Similarly, we have some technologies that will be helpful. The essence of defeating this kind of approach is shining a light on it through intelligence and information sharing to deny an adversary the ambiguity he seeks. This can be done in part by linking international partners, the interagency and intelligence communities, and even private-sector elements to observe and record activities. In addition, finding or honing technological counters for the techniques and procedures described above—from crude mines to armed speedboats to cyber and psychological attacks—can be assigned to the material commands.
Work with Coalition Partners. Many of the potential targets of maritime hybrid warfare are staunch partners of the United States—Japan, South Korea, the Kingdom of Saudi Arabia, Bahrain, Qatar, and the United Arab Emirates. Others are partners or friends, including Vietnam, the Philippines, and Malaysia. Using forums such as the International Sea Power Symposium or the coast guard counterpart, we should encourage cross talk, exchange best practices, and share intelligence on this emerging concern. Many of our partners, particularly in NATO, have exceptionally capable coast guards. Some have given thought to these types of problems, and more of them are showing enthusiasm about doing so.

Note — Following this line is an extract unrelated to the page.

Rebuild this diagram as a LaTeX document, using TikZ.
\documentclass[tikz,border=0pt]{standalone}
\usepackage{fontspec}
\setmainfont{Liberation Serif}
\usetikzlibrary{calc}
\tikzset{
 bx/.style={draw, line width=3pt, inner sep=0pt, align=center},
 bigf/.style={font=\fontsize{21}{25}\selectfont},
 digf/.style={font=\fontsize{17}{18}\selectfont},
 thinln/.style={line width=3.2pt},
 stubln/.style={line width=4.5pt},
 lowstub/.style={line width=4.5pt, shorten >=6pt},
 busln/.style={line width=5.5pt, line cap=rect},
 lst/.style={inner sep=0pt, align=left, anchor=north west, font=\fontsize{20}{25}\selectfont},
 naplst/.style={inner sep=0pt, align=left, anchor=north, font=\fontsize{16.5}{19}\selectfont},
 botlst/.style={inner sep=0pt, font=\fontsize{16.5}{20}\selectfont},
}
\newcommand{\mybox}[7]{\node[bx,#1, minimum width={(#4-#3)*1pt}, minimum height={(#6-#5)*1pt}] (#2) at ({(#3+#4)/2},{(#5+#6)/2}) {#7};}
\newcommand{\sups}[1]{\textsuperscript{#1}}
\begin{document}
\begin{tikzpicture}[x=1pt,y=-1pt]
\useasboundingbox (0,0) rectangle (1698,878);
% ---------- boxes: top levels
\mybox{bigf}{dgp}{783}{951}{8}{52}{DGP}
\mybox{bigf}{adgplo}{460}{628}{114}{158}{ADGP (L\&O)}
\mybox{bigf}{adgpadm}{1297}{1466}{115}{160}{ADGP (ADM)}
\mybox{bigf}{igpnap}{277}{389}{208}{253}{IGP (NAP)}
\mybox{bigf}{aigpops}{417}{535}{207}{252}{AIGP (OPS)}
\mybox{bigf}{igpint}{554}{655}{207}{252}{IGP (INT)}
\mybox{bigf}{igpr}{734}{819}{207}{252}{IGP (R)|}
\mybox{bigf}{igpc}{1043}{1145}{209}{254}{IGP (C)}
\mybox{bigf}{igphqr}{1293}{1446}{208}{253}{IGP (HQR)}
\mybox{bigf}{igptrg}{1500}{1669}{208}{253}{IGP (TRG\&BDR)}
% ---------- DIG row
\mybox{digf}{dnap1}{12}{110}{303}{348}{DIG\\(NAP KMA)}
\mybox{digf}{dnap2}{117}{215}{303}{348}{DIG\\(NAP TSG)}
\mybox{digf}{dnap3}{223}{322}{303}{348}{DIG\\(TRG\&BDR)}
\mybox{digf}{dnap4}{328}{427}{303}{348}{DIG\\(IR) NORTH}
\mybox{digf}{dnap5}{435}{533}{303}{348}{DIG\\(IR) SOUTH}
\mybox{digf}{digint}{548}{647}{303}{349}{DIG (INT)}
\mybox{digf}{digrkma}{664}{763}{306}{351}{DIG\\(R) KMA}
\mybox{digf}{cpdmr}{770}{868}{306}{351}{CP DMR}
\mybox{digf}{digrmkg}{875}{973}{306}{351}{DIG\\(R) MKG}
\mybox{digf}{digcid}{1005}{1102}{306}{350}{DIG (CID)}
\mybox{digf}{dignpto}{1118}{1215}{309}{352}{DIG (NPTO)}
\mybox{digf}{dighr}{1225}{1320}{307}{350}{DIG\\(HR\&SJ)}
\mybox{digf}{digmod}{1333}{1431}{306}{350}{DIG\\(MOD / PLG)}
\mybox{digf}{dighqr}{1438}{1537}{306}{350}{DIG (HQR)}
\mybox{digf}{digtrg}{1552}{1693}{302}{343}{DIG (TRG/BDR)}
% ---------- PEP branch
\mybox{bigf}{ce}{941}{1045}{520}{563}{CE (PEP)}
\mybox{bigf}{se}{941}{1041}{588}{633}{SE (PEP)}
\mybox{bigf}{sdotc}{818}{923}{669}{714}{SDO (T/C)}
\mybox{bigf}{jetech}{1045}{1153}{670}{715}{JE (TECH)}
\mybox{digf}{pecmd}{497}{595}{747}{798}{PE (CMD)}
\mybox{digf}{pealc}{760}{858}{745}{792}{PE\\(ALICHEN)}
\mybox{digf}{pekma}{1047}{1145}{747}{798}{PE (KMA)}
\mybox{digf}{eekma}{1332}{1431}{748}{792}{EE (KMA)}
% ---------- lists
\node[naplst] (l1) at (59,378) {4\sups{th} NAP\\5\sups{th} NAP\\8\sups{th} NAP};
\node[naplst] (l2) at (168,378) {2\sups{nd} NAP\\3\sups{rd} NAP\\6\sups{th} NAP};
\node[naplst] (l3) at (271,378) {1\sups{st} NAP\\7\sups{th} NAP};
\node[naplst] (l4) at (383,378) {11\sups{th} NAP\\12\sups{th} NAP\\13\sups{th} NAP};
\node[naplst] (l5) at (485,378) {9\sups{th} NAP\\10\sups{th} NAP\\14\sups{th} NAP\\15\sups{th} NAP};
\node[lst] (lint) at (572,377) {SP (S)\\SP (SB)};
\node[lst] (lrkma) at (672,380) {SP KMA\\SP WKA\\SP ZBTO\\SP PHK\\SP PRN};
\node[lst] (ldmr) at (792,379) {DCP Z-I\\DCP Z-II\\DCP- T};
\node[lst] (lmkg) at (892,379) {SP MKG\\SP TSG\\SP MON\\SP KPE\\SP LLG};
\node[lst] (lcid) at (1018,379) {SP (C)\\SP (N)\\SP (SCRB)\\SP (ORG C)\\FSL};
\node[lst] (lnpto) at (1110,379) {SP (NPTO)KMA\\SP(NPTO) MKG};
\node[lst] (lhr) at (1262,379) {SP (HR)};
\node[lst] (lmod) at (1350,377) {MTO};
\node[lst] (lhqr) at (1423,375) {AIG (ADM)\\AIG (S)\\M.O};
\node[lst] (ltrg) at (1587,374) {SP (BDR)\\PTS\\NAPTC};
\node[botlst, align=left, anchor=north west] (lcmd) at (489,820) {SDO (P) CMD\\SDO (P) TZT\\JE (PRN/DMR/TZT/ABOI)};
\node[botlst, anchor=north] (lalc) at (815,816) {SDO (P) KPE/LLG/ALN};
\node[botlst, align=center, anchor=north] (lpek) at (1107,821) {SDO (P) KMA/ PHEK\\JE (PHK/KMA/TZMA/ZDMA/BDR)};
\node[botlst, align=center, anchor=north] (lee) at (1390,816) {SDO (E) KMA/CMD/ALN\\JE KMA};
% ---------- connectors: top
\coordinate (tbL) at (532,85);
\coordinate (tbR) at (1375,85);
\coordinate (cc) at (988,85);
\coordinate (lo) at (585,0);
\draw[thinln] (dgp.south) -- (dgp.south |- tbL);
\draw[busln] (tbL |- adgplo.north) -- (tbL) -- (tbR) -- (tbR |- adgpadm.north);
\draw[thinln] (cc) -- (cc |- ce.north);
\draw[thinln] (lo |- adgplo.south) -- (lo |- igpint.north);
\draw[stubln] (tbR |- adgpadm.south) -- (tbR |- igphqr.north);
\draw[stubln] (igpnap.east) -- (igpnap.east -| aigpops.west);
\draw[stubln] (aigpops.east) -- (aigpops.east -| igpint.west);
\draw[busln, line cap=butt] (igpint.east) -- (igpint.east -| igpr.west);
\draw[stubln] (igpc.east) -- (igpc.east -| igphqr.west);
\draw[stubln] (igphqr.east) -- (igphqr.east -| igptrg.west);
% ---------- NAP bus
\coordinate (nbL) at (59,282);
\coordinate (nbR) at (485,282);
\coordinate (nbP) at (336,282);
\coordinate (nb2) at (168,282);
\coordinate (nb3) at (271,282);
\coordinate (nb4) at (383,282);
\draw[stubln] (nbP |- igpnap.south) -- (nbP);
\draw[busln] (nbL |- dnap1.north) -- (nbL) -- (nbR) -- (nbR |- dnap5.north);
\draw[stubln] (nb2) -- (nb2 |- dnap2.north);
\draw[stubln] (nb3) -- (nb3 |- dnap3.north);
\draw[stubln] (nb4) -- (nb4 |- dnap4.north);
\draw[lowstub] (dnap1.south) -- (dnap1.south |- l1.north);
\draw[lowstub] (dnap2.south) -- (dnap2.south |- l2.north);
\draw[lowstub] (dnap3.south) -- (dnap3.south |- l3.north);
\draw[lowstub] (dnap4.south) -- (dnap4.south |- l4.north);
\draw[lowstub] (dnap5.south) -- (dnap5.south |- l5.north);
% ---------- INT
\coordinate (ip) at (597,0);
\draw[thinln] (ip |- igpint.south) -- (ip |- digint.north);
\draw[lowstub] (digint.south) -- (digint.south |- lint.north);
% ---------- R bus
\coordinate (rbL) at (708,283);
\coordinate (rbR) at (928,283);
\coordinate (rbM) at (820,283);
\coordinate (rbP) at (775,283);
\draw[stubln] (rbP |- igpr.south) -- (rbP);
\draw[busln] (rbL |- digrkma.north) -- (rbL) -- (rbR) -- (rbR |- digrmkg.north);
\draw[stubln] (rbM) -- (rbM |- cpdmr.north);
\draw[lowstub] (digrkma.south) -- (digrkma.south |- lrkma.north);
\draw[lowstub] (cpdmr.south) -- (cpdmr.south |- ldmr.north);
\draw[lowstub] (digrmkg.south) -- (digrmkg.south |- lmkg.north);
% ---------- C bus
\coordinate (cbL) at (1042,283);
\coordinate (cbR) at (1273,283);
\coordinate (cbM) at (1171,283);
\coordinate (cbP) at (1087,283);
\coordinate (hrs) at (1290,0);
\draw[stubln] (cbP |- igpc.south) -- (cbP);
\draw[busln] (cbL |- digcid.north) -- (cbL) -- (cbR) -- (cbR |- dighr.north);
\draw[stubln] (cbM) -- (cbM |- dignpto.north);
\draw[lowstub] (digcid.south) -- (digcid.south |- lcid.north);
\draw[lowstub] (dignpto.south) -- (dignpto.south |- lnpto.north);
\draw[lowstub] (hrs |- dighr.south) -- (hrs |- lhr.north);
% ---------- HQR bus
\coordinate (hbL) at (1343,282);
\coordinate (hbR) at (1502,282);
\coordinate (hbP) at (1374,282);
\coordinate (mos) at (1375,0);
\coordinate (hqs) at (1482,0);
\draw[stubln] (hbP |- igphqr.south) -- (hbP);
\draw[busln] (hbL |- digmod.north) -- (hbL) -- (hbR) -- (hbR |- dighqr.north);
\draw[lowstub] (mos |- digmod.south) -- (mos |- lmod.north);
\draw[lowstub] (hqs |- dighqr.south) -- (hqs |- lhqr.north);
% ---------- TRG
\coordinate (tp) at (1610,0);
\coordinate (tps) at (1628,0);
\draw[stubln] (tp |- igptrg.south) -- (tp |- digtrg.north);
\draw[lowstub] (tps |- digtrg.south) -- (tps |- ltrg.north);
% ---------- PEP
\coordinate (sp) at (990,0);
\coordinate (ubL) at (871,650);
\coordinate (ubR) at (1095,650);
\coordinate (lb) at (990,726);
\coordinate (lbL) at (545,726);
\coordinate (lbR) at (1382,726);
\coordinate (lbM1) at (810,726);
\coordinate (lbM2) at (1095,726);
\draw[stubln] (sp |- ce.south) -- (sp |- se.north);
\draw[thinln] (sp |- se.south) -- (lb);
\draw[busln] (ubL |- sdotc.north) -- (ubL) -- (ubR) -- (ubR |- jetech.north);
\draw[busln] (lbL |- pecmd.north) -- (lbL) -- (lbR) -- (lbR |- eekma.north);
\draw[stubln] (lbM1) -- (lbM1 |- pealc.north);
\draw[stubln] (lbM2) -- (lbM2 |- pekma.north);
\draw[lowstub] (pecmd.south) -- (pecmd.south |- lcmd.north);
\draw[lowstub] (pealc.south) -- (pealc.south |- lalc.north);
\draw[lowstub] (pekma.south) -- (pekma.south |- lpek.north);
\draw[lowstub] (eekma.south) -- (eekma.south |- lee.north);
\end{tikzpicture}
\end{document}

Train and Exercise against Maritime Hybrid Warfare. We need to begin to practice countering these types of operations. This can be done as part of the basic cycle of work-ups for the surface Navy. Both submarines and aviation have a role to play as well. The ambiguity of these scenarios will require education and training in rules of engagement, operating our conventional systems against unconventional forces at sea, and learning to act more like a network at sea in the littoral. We have come a long way in counterterrorism thinking building on the concepts from Deep Blue—an operations group created in 2001 to come up with innovative ideas on how to tackle the war on terrorism—about the need to fight a network with a network; much of that thinking can be built into our training and exercise programs. Big international exercises such as Rim of the Pacific (RIMPAC) could include such scenarios.
Leverage the U.S. Coast Guard. Within the Sea Services, these challenges are an obvious zone of excellence for our unmatched U.S. Coast Guard. Involving it in a leadership role in combating maritime hybrid warfare is crucial. Many of its systems and platforms already contain the technologies to counter maritime hybrid warfare techniques, and its ethos and fighting spirit applied in this tactical arena would be powerful. In particular, the Coast Guard could be the nexus of a global maritime coalition approach that brings coast guards and coastal forces together to train. Fortunately, some of this already is being considered by the U.S. Coast Guard both unilaterally and with partners in the context of counternarcotics, counterpiracy, and counterterrorism operations at sea. What remains is to think through how to leverage it against a much more sophisticated, national-level opponent.
Conclusion
Hybrid warfare is as old as combat itself. There is nothing fundamentally new about incorporating unconventional, and unacknowledged, forces on the battlefield in surprising ways to undermine conventional forces and obscure attribution. But what is changing is the level of effort put into it by both big and small nations and the tendency to use it for all the tactical and strategic advantages it confers. Inevitably, it will sail out to sea and prove a formidable challenge if we have not thought through its uses and how to counter it. Let’s get under way.